Tanıdığım çok tatlı bir çift var 40lı yaşlarda çocuk filan akıllarından bile geçmemiş gayet de mutlular hala bir hasret, özlem çekmiyorlar. Dernekte tanıştığım bir teyze daha var ne evlenmiş ne anne olmuş. Hayatının sadece bi döneminde çocuk hasreti çekmiş onda da yetimhanedeki melekleri düzenli ziyaretlere gitmiş.

Herkes çocuk yapmak zorunda değil. Çocuksuz daha mutlu olanlar da var.
Bende istemiyorum ne çocuk ne evlilik zaten annelik hormonlarına sahip olduğumu da düşünmüyorum.
Sanırım onlardan bende de yok.

Eski şefim senin zihniyetindeydi hiç çocuk istememiş 55 yaşında emekli oldu ve 1 ay sonra felç geçirdi yıllardır sol tarafı hiç tutmuyor ve doğru düzgün konuşamıyor altını eşi alıyordu ve en büyük pişmanlığı bir çocuğa sahip olmamasıydı. Şuan ki durumunu bilmiyorum belki de kocası terk etti.. Evet bugün sağlıklıyız kocan yanında, ailen yanında kocan iyiyse, merhametli ise kötü gününde yanında olur, anne baba ömrü belli, kardeşler eşi iyiyse kardeşin olmaya devam eder.. Üremek de acıkmak gibi bir ihtiyaç bana kalırsa bir psikologa gitmelisin.. Benim de henüz çocuğum yok sorumluluklarını düşününce bile deli oluyorum ama istiyorum ağaç bile meyve veriyorken ben neden kök salmadan bu dünyadan gideyim ki :)
Çok ilkel bir istek aslında. Belki de gelip geçici bir histeyim bilemiyorum.

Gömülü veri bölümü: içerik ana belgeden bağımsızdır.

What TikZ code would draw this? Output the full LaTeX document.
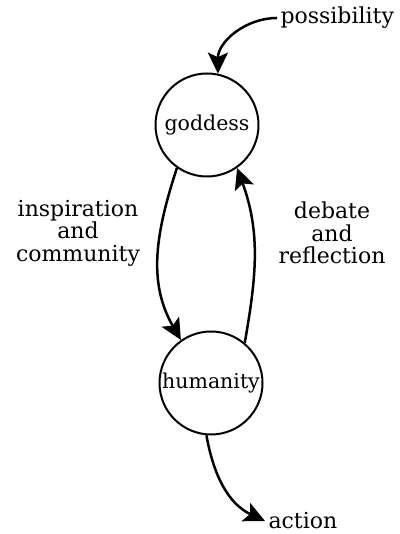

Ben anne olmamayı hic düşünmedim ama annelerin annelik hakkında abartılı hatta efsanevi söylemlerde bulunduklarını düsünürdüm.
Yapmışlar bir bebe, kendilerini telkin edecekler işte yok uyusa özlerim de yok bir saat sonra özlerim de diyerek şeklinde fikirlerim vardı.

Amaaaa anne olunca işler değişti ya.
Aynen onlar gibi oldum :)
Hayattan tek beklentim bebe değildi ama bile isteye seve seve hayatımın en merkezine ben yerlestirdim.
Bu yuzden hayattan tek beklentin çocuk sahibi olmak mi bla bla'cılar da samimiyetsiz ve kendini üst gömlekte göstermek isteyenler gibi geliyor zira tek amacımız çalışmak da degil ama mesleğimiz var, di mi?

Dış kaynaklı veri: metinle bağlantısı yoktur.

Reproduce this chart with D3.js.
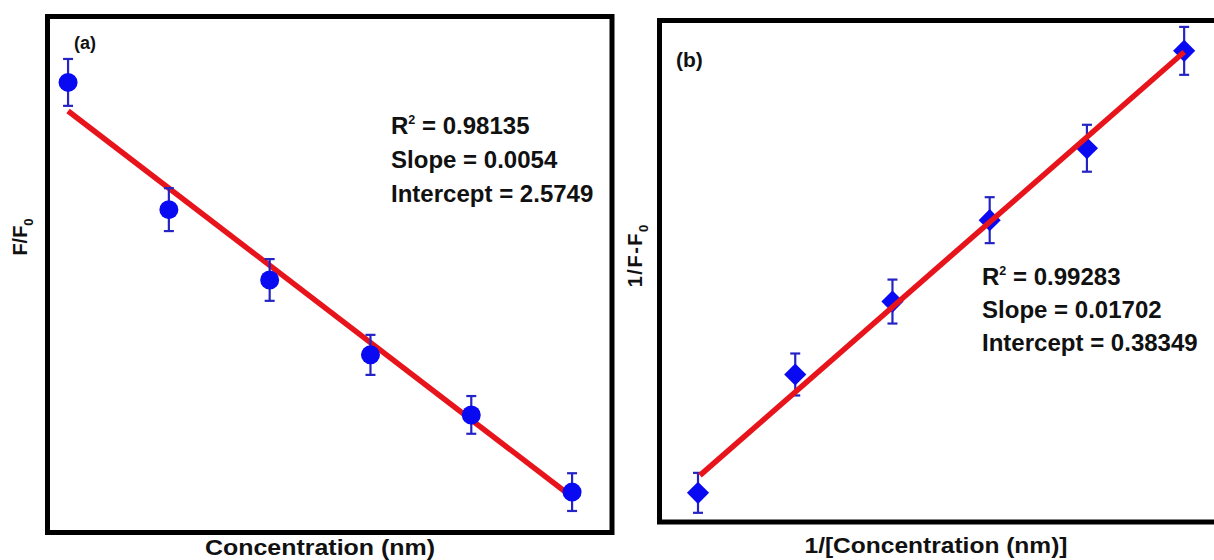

Evet, büyük ve sürekli bir sorumluluk ama mutluluğuna da paha biçemiyorum.
Bir örnek vereyim, duygusallaşmamin sebebi kabilinde ;
Ağlama numarası yapıyordum, doğduğundan beri temastan hoşlanmayan bir defa olsun başını omzumuza dahi koymayan kucağımızda yatmayan kızım, geldi ve sarıldı bana, minik ellerini doladı boynuma :)
Bunu asla asla asla kelimelerle ifade edemem.

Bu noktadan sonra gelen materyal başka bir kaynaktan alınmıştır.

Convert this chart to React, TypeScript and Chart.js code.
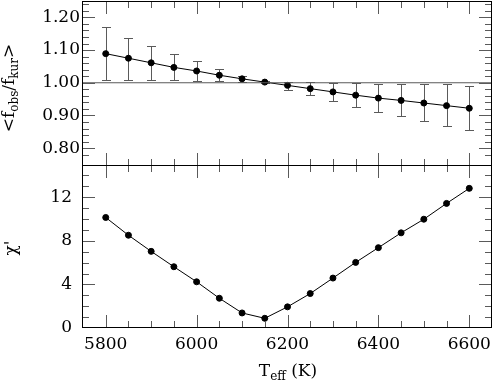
import React, { useEffect, useRef } from "react";
import { Chart, registerables } from "chart.js";

Chart.register(...registerables);

// ---- data ----
const teff = [5800, 5850, 5900, 5950, 6000, 6050, 6100, 6150, 6200, 6250, 6300, 6350, 6400, 6450, 6500, 6550, 6600];
const fluxRatio = [1.089, 1.075, 1.061, 1.047, 1.036, 1.023, 1.012, 1.002, 0.992, 0.982, 0.972, 0.962, 0.953, 0.946, 0.938, 0.930, 0.922];
const fluxRatioUpper = [1.171, 1.138, 1.111, 1.088, 1.066, 1.042, 1.021, 1.006, 1.002, 1.002, 1.000, 0.998, 0.997, 0.997, 0.995, 0.995, 0.990];
const fluxRatioLower = [1.008, 1.009, 1.009, 1.009, 1.006, 1.004, 1.003, 0.998, 0.978, 0.962, 0.944, 0.927, 0.911, 0.897, 0.883, 0.868, 0.855];
const chiPrime = [10.14, 8.51, 7.03, 5.62, 4.24, 2.73, 1.38, 0.89, 1.94, 3.16, 4.58, 6.02, 7.37, 8.73, 9.98, 11.43, 12.81];
const referenceRatio = 1.0;

// ---- axes ----
const xRange = [5750, 6650];
const ratioRange = [0.75, 1.25];
const chiRange = [0, 15];
const xTickLabels = [5800, 6000, 6200, 6400, 6600];
const ratioTickLabels = [0.8, 0.9, 1.0, 1.1, 1.2];
const chiTickLabels = [0, 4, 8, 12];

// ---- text ----
const ratioTitle = [
  { text: "<", sub: false },
  { text: "f", sub: false },
  { text: "obs", sub: true },
  { text: "/", sub: false },
  { text: "f", sub: false },
  { text: "kur", sub: true },
  { text: ">", sub: false },
];
const chiTitle = [{ text: "\u03C7'", sub: false }];
const xTitle = [
  { text: "T", sub: false },
  { text: "eff", sub: true },
  { text: " (K)", sub: false },
];

const FONT = '"DejaVu Serif"';
const TICK_GRAY = "#5a5a5a";

function drawRich(ctx: CanvasRenderingContext2D, parts: { text: string; sub: boolean }[], cx: number, cy: number, rotate: boolean) {
  ctx.save();
  ctx.translate(cx, cy);
  if (rotate) ctx.rotate(-Math.PI / 2);
  ctx.textBaseline = "alphabetic";
  ctx.textAlign = "left";
  ctx.fillStyle = "#000";
  let total = 0;
  const widths: number[] = [];
  for (const p of parts) {
    ctx.font = `${p.sub ? 12 : 17}px ${FONT}`;
    const w = ctx.measureText(p.text).width;
    widths.push(w);
    total += w;
  }
  let x = -total / 2;
  parts.forEach((p, i) => {
    ctx.font = `${p.sub ? 12 : 17}px ${FONT}`;
    ctx.fillText(p.text, x, p.sub ? 4 : 0);
    x += widths[i];
  });
  ctx.restore();
}

const decorPlugin = {
  id: "decor",
  beforeDatasetsDraw(chart: any) {
    const ctx: CanvasRenderingContext2D = chart.ctx;
    const xs = chart.scales.x;
    const yt = chart.scales.yTop;
    ctx.save();
    ctx.fillStyle = TICK_GRAY;
    teff.forEach((t, i) => {
      const px = Math.round(xs.getPixelForValue(t));
      const hi = Math.round(yt.getPixelForValue(fluxRatioUpper[i]));
      const lo = Math.round(yt.getPixelForValue(fluxRatioLower[i]));
      ctx.fillRect(px, hi, 1, lo - hi + 1);
      ctx.fillRect(px - 4, hi, 9, 1);
      ctx.fillRect(px - 4, lo, 9, 1);
    });
    ctx.restore();
  },
  afterDraw(chart: any) {
    const ctx: CanvasRenderingContext2D = chart.ctx;
    const xs = chart.scales.x;
    const yt = chart.scales.yTop;
    const yb = chart.scales.yBottom;
    const L = Math.round(chart.chartArea.left) - 1;
    const R = Math.round(chart.chartArea.right) - 1;
    const top = Math.round(yt.top);
    const mid = Math.round(yt.bottom);
    const bot = Math.round(yb.bottom) - 1;
    const panels = [
      { s: yt, T: top, B: mid, minorStep: 0.02, majorEvery: 5, lo: ratioRange[0], hi: ratioRange[1] },
      { s: yb, T: mid, B: bot, minorStep: 1, majorEvery: 4, lo: chiRange[0], hi: chiRange[1] },
    ];
    ctx.save();
    ctx.fillStyle = TICK_GRAY;
    for (const p of panels) {
      for (let v = 5800; v <= 6600; v += 50) {
        const len = (v - 5800) % 200 === 0 ? 12 : 6;
        const px = Math.round(xs.getPixelForValue(v));
        ctx.fillRect(px, p.T, 1, len + 1);
        ctx.fillRect(px, p.B - len, 1, len + 1);
      }
      const n0 = Math.round(p.lo / p.minorStep);
      const n1 = Math.round(p.hi / p.minorStep);
      for (let k = n0 + 1; k < n1; k++) {
        const v = k * p.minorStep;
        const len = k % p.majorEvery === 0 ? 12 : 6;
        const py = Math.round(p.s.getPixelForValue(v));
        ctx.fillRect(L, py, len + 1, 1);
        ctx.fillRect(R - len, py, len + 1, 1);
      }
    }
    // frames
    ctx.fillStyle = "#000";
    ctx.fillRect(L, top, R - L + 1, 1);
    ctx.fillRect(L, mid, R - L + 1, 1);
    ctx.fillRect(L, bot, R - L + 1, 1);
    ctx.fillRect(L, top, 1, bot - top + 1);
    ctx.fillRect(R, top, 1, bot - top + 1);
    ctx.restore();

    drawRich(ctx, ratioTitle, 14, 88, true);
    drawRich(ctx, chiTitle, 16, 248, true);
    drawRich(ctx, xTitle, 288, 376, false);
  },
};

function noPadding(s: any) {
  s.paddingTop = 0;
  s.paddingBottom = 0;
  s.paddingLeft = 0;
  s.paddingRight = 0;
}

export default function App() {
  const ref = useRef<HTMLCanvasElement>(null);
  useEffect(() => {
    if (!ref.current) return;
    const tickFont = { family: "DejaVu Serif", size: 17 };
    const chart = new Chart(ref.current, {
      type: "line",
      data: {
        datasets: [
          {
            data: [
              { x: xRange[0], y: referenceRatio },
              { x: xRange[1], y: referenceRatio },
            ],
            yAxisID: "yTop",
            borderColor: TICK_GRAY,
            borderWidth: 1.2,
            pointRadius: 0,
          },
          {
            data: teff.map((t, i) => ({ x: t, y: fluxRatio[i] })),
            yAxisID: "yTop",
            borderColor: "#000",
            borderWidth: 1,
            pointRadius: 3,
            pointBackgroundColor: "#000",
            pointBorderColor: "#000",
            pointBorderWidth: 1,
          },
          {
            data: teff.map((t, i) => ({ x: t, y: chiPrime[i] })),
            yAxisID: "yBottom",
            borderColor: "#000",
            borderWidth: 1,
            pointRadius: 3,
            pointBackgroundColor: "#000",
            pointBorderColor: "#000",
            pointBorderWidth: 1,
          },
        ],
      },
      options: {
        animation: false,
        responsive: false,
        devicePixelRatio: 1,
        events: [],
        layout: { autoPadding: false, padding: { top: 1, right: 1, left: 0, bottom: 0 } },
        plugins: { legend: { display: false }, tooltip: { enabled: false } },
        scales: {
          x: {
            type: "linear",
            position: "bottom",
            min: xRange[0],
            max: xRange[1],
            grid: { display: false, drawTicks: false },
            border: { display: false },
            afterBuildTicks: (s: any) => {
              s.ticks = xTickLabels.map((v) => ({ value: v }));
            },
            ticks: { font: tickFont, color: "#000", padding: 6, maxRotation: 0, autoSkip: false, callback: (v: any) => String(v) },
            afterFit: (s: any) => {
              s.height = 55;
              noPadding(s);
            },
          },
          yBottom: {
            type: "linear",
            position: "left",
            stack: "panels",
            stackWeight: 1,
            weight: 1,
            min: chiRange[0],
            max: chiRange[1],
            grid: { display: false, drawTicks: false },
            border: { display: false },
            afterBuildTicks: (s: any) => {
              s.ticks = chiTickLabels.map((v) => ({ value: v }));
            },
            ticks: { font: tickFont, color: "#000", padding: 11, autoSkip: false, callback: (v: any) => String(v) },
            afterFit: (s: any) => {
              s.width = 83;
              noPadding(s);
            },
          },
          yTop: {
            type: "linear",
            position: "left",
            stack: "panels",
            stackWeight: 1,
            weight: 2,
            min: ratioRange[0],
            max: ratioRange[1],
            grid: { display: false, drawTicks: false },
            border: { display: false },
            afterBuildTicks: (s: any) => {
              s.ticks = ratioTickLabels.map((v) => ({ value: v }));
            },
            ticks: { font: tickFont, color: "#000", padding: 3, autoSkip: false, callback: (v: any) => Number(v).toFixed(2) },
            afterFit: (s: any) => {
              s.width = 83;
              noPadding(s);
            },
          },
        },
      } as any,
      plugins: [decorPlugin],
    });
    return () => chart.destroy();
  }, []);
  return (
    <div style={{ position: "absolute", left: 0, top: 0, width: 493, height: 383, background: "#fff" }}>
      <canvas ref={ref} width={493} height={383} style={{ width: 493, height: 383, display: "block" }} />
    </div>
  );
}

Hasılı kelam bence güzel ya.
Arada yoruluyor arada keşke tuşu olsa da kapatsak diye düsünüyorsunuz :) ama güzel.
Allah isteyen ve hakkını vere vere büyüteceklere versin insallah.

Anneliğe methiye adındaki postumu bitirirken :p şu vakayı da anlatayım;
50'li yaşlarında hic evlenmemis, cok zengin, işi hobileri partileri arkadaşlıkları vs olan bir akrabam keşke hicbir seyim olmasaydı ama bir evladim olsaydi, demistir.
Beni de etkileyen ve cocuga iten sebeplerden biri buydu.

Çok sükür, gayet mutluyuz.
Siz haklıymışsınız ey analar :)
Ben bu konuda pek yorum yapmasam daha iyi çünkü arkadaşlarıma bile buluşmalara çocuk getirmeyin kafam kaldırmıyor diyen biriyim. Neyse ki biri de bana ters çıkmadı:)
Kim bilir belki bir gün ben de haklıymışsınız derim.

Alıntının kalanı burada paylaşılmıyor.